# Classical Expertise Required!



## mikrokosmonaut (Oct 12, 2008)

Hi there

I'm a graphic designer and I'm making a book that has to go from silence, to extreme volume, and back to silence again.

I wondered if anybody could suggest any pieces of classical music, particularly any well-known peices that fit that description? I'm looking for a piece that is exciting and rousing in the middle and peaceful at either end?

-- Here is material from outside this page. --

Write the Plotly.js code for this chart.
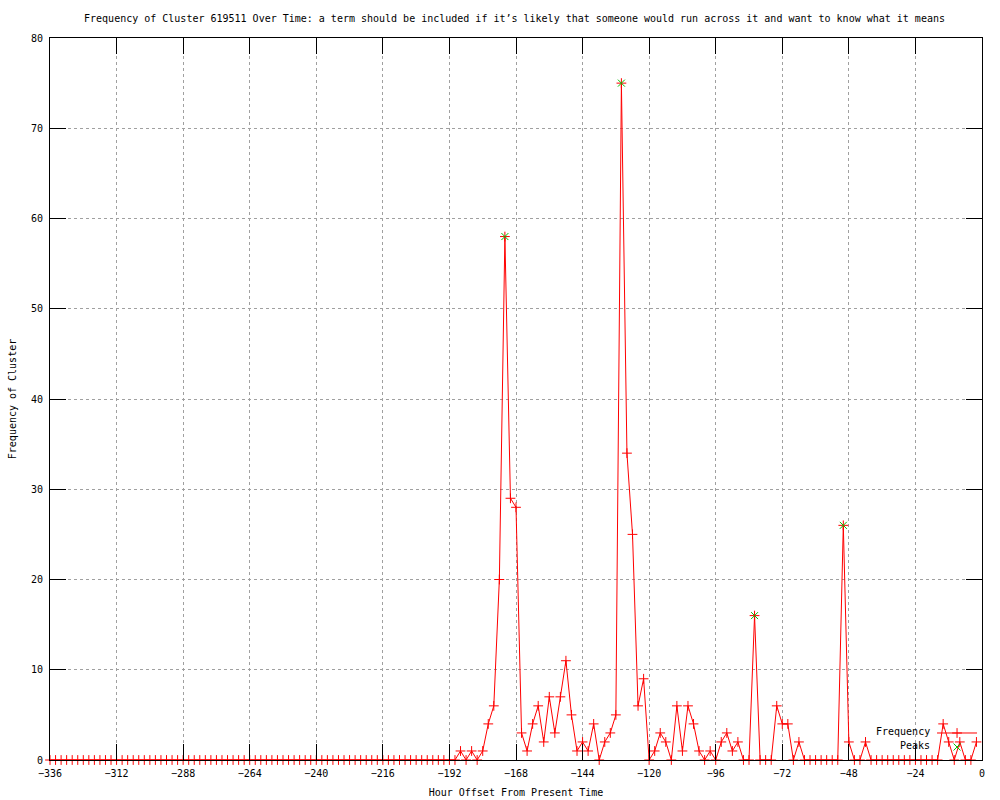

Even if it doesn't return to silence again at the end it might still be useful.

Any suggestions?

Thanks. Mike.


----------



## Lang (Sep 30, 2008)

One possibility is Messiaen's organ work: Apparition de l'Eglise Eternelle, which lasts about ten minutes. Not well known, though.


----------



## Lang (Sep 30, 2008)

Oh yes, another one - again not well known I'm afraid, is the last movement of Charles Ives' fourth symphony.


----------



## mikrokosmonaut (Oct 12, 2008)

Thanks for the quick reply!


----------



## Yagan Kiely (Feb 6, 2008)

Tristan und Isolde overture


----------



## Zombo (Oct 5, 2008)

Xenakis - Metastasis?

Webern - Passacaglia


----------



## mikrokosmonaut (Oct 12, 2008)

thanks for the suggestions, all very useful!


----------



## msegers (Oct 17, 2008)

Hmm... 
Re "Apparition de l'Eglise Eternelle" - it is perhaps better known now that it is the subject of a film (website). Xenakis's "Metastasis"? Bravo! 
In fact, I would second all of these selections, and I have to say that I enjoy this thread because it makes me look at (listen to?) all these selections in a way I never have before - to see (hear) something they all have in common.
Great question, mikrokosmonaut (does that suggest that you are a Bartók fan?), and thanks to all the respondants.


----------



## Kuhlau (Oct 1, 2008)

First movement of Gorecki's (well-known) Third Symphony. It's 26 minutes in length, but goes from virtual silence up to a very rousing soprano part in the middle then back down into nothingness.

FK


----------



## Guest (Nov 5, 2008)

All of Bruckner's Symphony's do this repeatedly, in all movements


----------



## Kuhlau (Oct 1, 2008)

Be fair, Andante - that's not _strictly_ true. The scherzo from Symphony No. 7, for example, positively gallops along almost from end to end. Well, in the best versions it does. 

FK


----------



## BuddhaBandit (Dec 31, 2007)

If you want a short piece, try "Nimrod" from Elgar's Enigma Variations. The Bruckner recommendation is also good.


----------



## Kuhlau (Oct 1, 2008)

The suggestion of 'Nimrod' is perhaps the most perfect of all so far. Good work. 

FK


----------



## Guest (Nov 6, 2008)

Kuhlau said:


> Be fair, Andante - that's not _strictly_ true. The scherzo from Symphony No. 7, for example, positively gallops along almost from end to end. Well, in the best versions it does.
> 
> FK


I was referring to the OP,[up-down-up-down etc] and my version certainly does, it has to, its Bruckner but I agree it does get a fair move on


----------